* [Written instruction]: Quote word for word the lines below, beginning with the first and ending with the one that has "(tcultural) at (39,26)". Drop the pictures.

## begin

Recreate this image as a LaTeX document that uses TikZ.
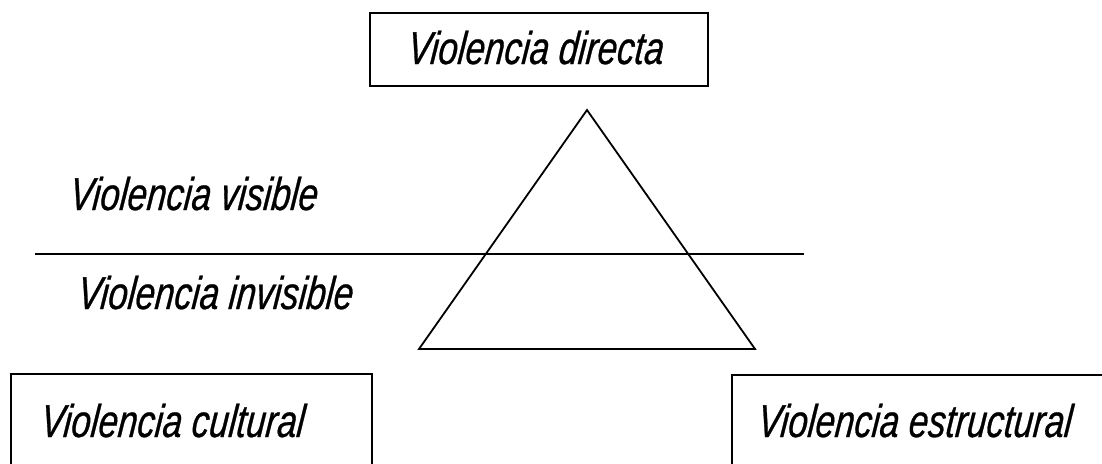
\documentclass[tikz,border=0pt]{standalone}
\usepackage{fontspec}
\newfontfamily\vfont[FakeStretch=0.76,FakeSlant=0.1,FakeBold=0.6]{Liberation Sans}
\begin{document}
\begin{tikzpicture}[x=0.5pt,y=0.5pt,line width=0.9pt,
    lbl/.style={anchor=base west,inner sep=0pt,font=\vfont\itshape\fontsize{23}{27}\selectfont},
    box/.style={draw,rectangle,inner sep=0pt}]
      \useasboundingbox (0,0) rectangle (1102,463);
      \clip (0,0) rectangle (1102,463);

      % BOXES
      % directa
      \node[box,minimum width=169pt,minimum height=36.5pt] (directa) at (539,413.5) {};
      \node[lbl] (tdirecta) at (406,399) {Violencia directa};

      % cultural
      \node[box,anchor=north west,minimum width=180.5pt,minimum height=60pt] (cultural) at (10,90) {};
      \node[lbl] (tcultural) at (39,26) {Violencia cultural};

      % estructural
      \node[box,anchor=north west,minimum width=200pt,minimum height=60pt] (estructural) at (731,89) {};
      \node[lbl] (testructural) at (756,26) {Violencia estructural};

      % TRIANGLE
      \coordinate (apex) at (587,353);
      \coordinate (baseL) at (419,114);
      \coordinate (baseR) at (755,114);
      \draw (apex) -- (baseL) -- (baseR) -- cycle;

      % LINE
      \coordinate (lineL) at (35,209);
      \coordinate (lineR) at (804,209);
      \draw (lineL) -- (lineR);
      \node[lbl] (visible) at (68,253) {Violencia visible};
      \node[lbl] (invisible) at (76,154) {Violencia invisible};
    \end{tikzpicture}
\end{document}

## end

* [Exercise answer]:
Recreate this image as a LaTeX document that uses TikZ.
\documentclass[tikz,border=0pt]{standalone}
\usepackage{fontspec}
\newfontfamily\vfont[FakeStretch=0.76,FakeSlant=0.1,FakeBold=0.6]{Liberation Sans}
\begin{document}
\begin{tikzpicture}[x=0.5pt,y=0.5pt,line width=0.9pt,
    lbl/.style={anchor=base west,inner sep=0pt,font=\vfont\itshape\fontsize{23}{27}\selectfont},
    box/.style={draw,rectangle,inner sep=0pt}]
      \useasboundingbox (0,0) rectangle (1102,463);
      \clip (0,0) rectangle (1102,463);

      % BOXES
      % directa
      \node[box,minimum width=169pt,minimum height=36.5pt] (directa) at (539,413.5) {};
      \node[lbl] (tdirecta) at (406,399) {Violencia directa};

      % cultural
      \node[box,anchor=north west,minimum width=180.5pt,minimum height=60pt] (cultural) at (10,90) {};
      \node[lbl] (tcultural) at (39,26) {Violencia cultural};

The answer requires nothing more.